CARIBBEAN STAR CLIPS LIAT AT E.T. JOSHUA

CARIBBEAN STAR CLIPS LIAT AT E.T. JOSHUA

Share

A bad signal by a baggage handler performing the role of an aircraft traffic marshal at the E.T Joshua Airport on Wednesday morning may have resulted in a Caribbean Star aircraft colliding with one of Liat’s planes.

This is the view of a Caribbean Star employee who was aboard the Caribbean Star flight 799.

The employee, speaking on condition of anonymity, refrained from specifying the damage sustained to the plane stating that only an engineer could make such a determination.{{more}}

When contacted, Ricardo Drayton, Managing Director of Vincy Aviation, local agent for Caribbean Star had another theory. Drayton said that an investigation carried out on Wednesday morning determined that the accident was a clear case of “tight ramp congestion” at the E.T Joshua Airport. When told of the Caribbean Star employee’s version Drayton said: “As far as we are concerned that was not the case.”

He said essentially it was a situation where the Caribbean Star aircraft was attempting to maneuver between parked aircraft, and the wing tips of the Caribbean Star and Liat planes touched.

The incident is said to have occurred sometime between 8:45 a.m. and 9:00 a.m.

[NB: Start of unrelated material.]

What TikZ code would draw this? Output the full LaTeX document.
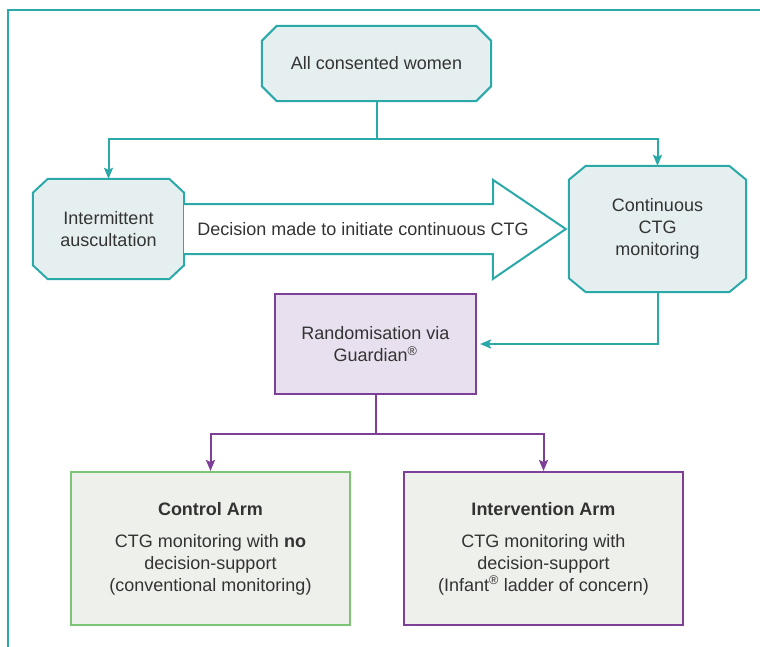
\documentclass[tikz,border=0pt]{standalone}
\usepackage{fontspec}
\setmainfont{Liberation Sans}
\usetikzlibrary{arrows.meta,backgrounds}
\definecolor{teal1}{HTML}{2BA9A9}
\definecolor{tealfill}{HTML}{E5EFF0}
\definecolor{purp}{HTML}{7D3F98}
\definecolor{purpfill}{HTML}{E8E0EE}
\definecolor{grn}{HTML}{7CC576}
\definecolor{armfill}{HTML}{EEF0EB}
\definecolor{txt}{HTML}{333333}
\newcommand\octoshape[3]{% node, xcut, ycut
  \filldraw[octline] ([xshift=#2]#1.north west) -- ([xshift=-#2]#1.north east)
    -- ([yshift=-#3]#1.north east) -- ([yshift=#3]#1.south east)
    -- ([xshift=-#2]#1.south east) -- ([xshift=#2]#1.south west)
    -- ([yshift=#3]#1.south west) -- ([yshift=-#3]#1.north west) -- cycle;}
\begin{document}
\begin{tikzpicture}[x=1pt,y=-1pt,
  every node/.style={font=\fontsize{18}{22}\selectfont, text=txt, align=center, inner sep=0pt},
  octline/.style={draw=teal1, fill=tealfill, line width=2pt},
  tline/.style={draw=teal1, line width=2pt},
  pline/.style={draw=purp, line width=2pt},
  tip/.style={-{Stealth[length=11pt,width=9pt,inset=2pt]}},
  sqbox/.style={line width=2pt}]
\useasboundingbox (0,0) rectangle (760,646);
\draw[teal1, line width=2pt] (8,670) -- (8,10) -- (780,10);

\node[minimum width=229pt, minimum height=75pt] (all) at (376.5,63.5) {All consented women};
\node[minimum width=151pt, minimum height=100pt] (ia) at (108.5,229) {Intermittent\\auscultation};
\node[minimum width=177pt, minimum height=126pt] (cc) at (657.5,229) {Continuous\\CTG\\monitoring};
\begin{scope}[on background layer]
\octoshape{all}{15pt}{15pt}
\octoshape{ia}{15pt}{14pt}
\octoshape{cc}{17pt}{14pt}
\end{scope}

% big arrow
\filldraw[tline, fill=white] ([yshift=25pt]ia.east) -- ++(309,0) -- ++(0,-24) coordinate (hd)
  -- ([xshift=-3pt]cc.west) -- ++(-73,50) -- ++(0,-25) -- ([yshift=-25pt]ia.east);
\node (dec) at (363,229) {Decision made to initiate continuous CTG};

\node[sqbox, draw=purp, fill=purpfill, minimum width=201pt, minimum height=100pt] (rnd) at (375.5,344)
  {Randomisation via\\Guardian\textsuperscript{®}};
\node[sqbox, draw=grn, fill=armfill, minimum width=279pt, minimum height=153pt] (ctrl) at (210.5,548.5)
  {\textbf{Control Arm}\\[10pt]CTG monitoring with \textbf{no}\\decision-support\\(conventional monitoring)};
\node[sqbox, draw=purp, fill=armfill, minimum width=279pt, minimum height=153pt] (intv) at (543.5,548.5)
  {\textbf{Intervention Arm}\\[10pt]CTG monitoring with\\decision-support\\(Infant\textsuperscript{®} ladder of concern)};

% connectors
\draw[tline] (all.south) -- ++(0,38) coordinate (j1);
\draw[tline, tip] (j1) -| (ia.north);
\draw[tline, tip] (j1) -| (cc.north);
\draw[tline, tip, shorten >=3pt] (cc.south) |- (rnd.east);
\draw[pline] (rnd.south) -- ++(0,39) coordinate (j2);
\draw[pline, tip] (j2) -| (ctrl.north);
\draw[pline, tip] (j2) -| (intv.north);
\end{tikzpicture}
\end{document}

Dominic Patterson, Liat’s local manager, on Wednesday morning confirmed that Liat’s 381 flight did in fact sustain damage while there were 50 persons on board. However, later in the afternoon when contacted for an update on the issue, he declined to give a statement stating that he had to await instructions from Liat’s head office.

It is reported that at the time the accident occurred, the passengers on Liat 381 flight destined for Trinidad had just boarded. The Caribbean Star flight from St. Lucia, also en route to Trinidad, had just landed, when it struck the Liat plane’s left wing.

Both planes were subsequently grounded.

“It wasn’t anything dramatic,” said Shevon Lynch, a passenger from the Liat 381.

“Actually I did not feel anything. We were just told that we had to disembark,” said Lynch.

Another passenger who gave his name as A. Ollivierre noted: “It felt like when you are loading the baggage to the plane.”

“It’s a disappointment, but for me it worked out in my favour because I would not have to wait long in Trinidad,” said Janice Gibson, en route to Canada, in respose to the setback.

From all indications, most passengers aboard the Liat flight did not feel the impact of the mishap and some only knew of the accident after the flight attendant told them that a Caribbean Star plane had made contact with the Liat plane and as a result they would have to disembark. However, they are aware that the incident could have been more serious.

Liat’s passengers were expected to leave on another aircraft at 11:40 the same morning.

Ironically it was on a Wednesday that the last accident involving an aircraft took place at the E.T Joshua Airport.

It was just hours after conducting an emergency drill at the airport on Wednesday, June 30, 2004, that firemen had a real-life situation to deal with. A Trans Island Air twin otter aircraft ran off the airstrip and crashed into the fence in the vicinity of the nearby Sunrise (C.K. Greaves) Supermarket car park.

It eventually came to rest in a large drain just inside the protected airport compound.